* _To do_
Where a line in the listing contains the string "page", copy that line out.

* _Data provided_

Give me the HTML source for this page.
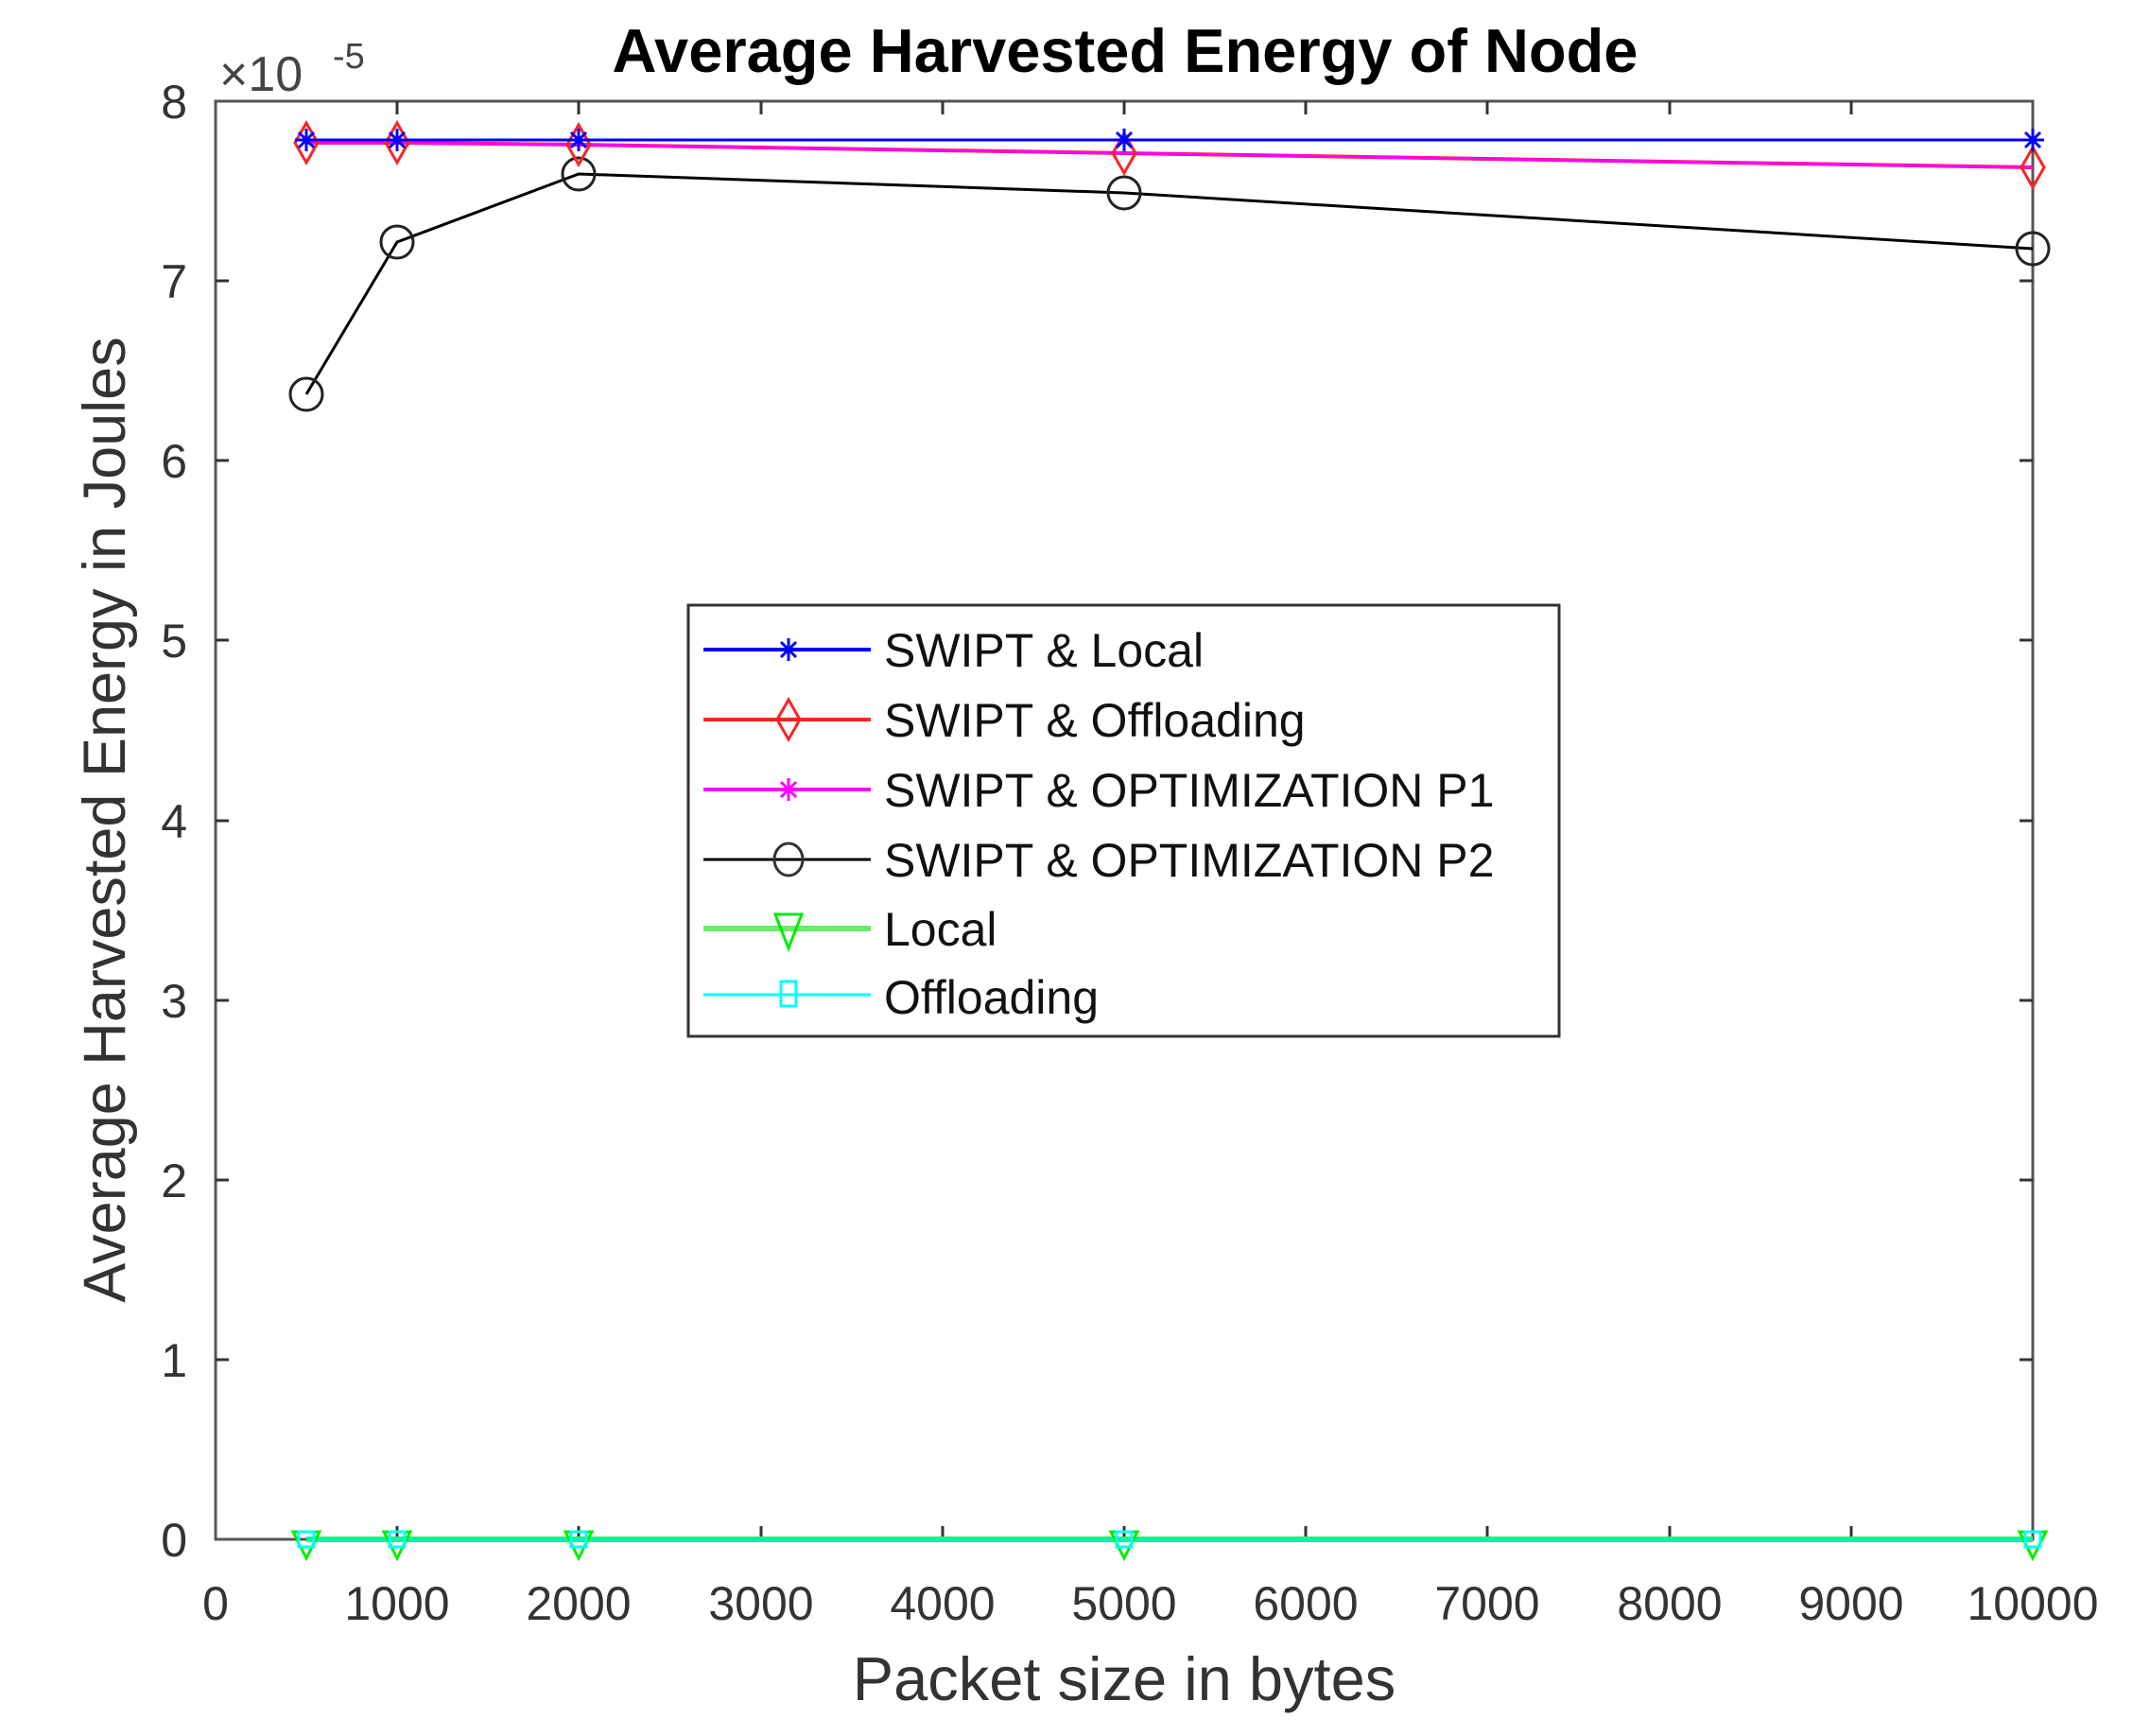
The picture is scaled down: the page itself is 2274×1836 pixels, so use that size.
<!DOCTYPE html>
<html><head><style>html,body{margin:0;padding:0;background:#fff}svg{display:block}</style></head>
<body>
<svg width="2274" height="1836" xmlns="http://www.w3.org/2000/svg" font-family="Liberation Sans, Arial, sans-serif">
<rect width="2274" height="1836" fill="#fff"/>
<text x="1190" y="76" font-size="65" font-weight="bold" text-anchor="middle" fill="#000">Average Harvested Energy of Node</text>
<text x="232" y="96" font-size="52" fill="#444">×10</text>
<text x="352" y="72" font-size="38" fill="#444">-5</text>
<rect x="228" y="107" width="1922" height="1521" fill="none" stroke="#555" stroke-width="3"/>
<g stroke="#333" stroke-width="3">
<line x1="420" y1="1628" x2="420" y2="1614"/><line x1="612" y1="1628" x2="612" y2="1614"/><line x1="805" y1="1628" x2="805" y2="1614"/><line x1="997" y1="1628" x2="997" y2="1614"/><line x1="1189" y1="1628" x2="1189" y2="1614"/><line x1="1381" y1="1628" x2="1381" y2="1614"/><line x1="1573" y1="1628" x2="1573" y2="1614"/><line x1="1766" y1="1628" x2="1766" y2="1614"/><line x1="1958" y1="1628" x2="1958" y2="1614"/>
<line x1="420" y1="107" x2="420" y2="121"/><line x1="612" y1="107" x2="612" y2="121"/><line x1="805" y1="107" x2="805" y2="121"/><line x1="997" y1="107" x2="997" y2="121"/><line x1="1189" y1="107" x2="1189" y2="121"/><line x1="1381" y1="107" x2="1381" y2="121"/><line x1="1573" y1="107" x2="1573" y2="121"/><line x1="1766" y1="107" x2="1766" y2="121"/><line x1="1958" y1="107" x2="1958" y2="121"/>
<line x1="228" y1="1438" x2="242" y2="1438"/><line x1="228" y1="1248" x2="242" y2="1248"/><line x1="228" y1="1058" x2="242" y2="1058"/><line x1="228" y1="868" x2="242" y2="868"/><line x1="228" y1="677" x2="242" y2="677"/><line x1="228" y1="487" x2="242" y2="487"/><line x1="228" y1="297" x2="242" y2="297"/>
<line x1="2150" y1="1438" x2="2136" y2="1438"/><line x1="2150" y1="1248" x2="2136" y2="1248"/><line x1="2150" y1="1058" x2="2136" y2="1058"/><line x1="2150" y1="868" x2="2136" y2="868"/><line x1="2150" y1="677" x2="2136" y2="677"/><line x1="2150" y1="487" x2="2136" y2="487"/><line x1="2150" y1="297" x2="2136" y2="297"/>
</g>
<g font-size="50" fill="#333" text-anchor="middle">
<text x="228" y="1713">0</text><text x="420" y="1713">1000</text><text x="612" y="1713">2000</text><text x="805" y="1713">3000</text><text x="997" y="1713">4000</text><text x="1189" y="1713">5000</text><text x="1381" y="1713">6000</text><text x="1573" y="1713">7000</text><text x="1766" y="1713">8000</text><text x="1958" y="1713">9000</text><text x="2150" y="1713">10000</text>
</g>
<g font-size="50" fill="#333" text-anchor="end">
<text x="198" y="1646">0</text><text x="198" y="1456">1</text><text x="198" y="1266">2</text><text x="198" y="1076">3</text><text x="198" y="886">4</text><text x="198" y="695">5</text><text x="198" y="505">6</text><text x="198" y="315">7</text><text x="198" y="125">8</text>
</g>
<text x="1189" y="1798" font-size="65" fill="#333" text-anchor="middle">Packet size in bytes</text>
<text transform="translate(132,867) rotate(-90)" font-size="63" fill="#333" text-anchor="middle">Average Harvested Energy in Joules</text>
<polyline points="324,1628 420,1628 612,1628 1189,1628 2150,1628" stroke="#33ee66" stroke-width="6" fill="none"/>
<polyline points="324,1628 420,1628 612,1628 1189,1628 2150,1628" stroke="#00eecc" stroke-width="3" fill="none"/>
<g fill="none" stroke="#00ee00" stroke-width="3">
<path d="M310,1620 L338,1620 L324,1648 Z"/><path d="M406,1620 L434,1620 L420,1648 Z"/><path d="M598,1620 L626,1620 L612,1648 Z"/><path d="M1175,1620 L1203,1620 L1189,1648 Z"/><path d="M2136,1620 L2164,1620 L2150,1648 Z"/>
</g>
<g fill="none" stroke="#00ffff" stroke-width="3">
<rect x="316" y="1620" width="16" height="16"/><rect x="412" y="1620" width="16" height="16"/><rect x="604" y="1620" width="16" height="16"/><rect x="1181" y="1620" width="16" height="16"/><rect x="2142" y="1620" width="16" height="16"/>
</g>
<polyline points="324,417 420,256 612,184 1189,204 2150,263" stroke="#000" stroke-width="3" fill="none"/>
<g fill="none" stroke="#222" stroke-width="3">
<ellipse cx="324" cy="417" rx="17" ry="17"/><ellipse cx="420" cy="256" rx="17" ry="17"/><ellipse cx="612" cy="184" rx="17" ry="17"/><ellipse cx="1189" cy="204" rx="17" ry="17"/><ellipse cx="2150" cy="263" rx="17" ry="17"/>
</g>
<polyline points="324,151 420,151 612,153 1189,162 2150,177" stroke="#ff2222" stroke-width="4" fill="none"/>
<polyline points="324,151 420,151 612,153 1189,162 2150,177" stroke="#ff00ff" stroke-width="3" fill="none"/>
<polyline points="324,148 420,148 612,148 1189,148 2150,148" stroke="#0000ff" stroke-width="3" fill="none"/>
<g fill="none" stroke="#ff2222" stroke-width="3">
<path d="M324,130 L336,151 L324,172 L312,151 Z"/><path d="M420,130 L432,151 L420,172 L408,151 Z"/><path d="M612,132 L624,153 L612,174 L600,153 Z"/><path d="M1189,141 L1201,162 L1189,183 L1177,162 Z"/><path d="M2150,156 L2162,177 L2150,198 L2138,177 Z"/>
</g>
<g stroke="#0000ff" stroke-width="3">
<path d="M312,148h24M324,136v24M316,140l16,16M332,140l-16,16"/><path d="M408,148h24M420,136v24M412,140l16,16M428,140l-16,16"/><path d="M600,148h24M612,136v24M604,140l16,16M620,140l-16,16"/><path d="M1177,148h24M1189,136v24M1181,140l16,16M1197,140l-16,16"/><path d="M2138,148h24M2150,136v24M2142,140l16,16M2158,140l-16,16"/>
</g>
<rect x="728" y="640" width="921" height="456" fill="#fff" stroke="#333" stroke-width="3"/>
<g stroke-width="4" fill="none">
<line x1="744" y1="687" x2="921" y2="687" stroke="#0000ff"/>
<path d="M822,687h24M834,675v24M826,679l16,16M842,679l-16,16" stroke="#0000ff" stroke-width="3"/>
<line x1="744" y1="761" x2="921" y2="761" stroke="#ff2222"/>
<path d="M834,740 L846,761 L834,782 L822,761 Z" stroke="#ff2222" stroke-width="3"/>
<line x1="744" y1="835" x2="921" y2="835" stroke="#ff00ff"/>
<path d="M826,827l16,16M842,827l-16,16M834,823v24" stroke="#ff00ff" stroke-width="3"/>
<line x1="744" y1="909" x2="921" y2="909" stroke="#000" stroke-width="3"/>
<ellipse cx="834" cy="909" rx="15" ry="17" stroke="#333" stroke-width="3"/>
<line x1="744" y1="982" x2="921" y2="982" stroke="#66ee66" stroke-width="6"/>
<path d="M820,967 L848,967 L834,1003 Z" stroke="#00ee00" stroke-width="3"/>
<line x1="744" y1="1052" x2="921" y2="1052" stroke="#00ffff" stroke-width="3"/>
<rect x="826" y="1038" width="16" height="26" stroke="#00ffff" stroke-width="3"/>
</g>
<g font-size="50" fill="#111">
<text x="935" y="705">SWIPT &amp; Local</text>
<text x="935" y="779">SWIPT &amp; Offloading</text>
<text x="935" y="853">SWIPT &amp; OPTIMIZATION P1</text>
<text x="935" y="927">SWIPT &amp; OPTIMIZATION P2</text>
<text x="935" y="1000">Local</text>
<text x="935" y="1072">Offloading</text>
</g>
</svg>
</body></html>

* _Task response_
Give me the HTML source for this page.
The picture is scaled down: the page itself is 2274×1836 pixels, so use that size.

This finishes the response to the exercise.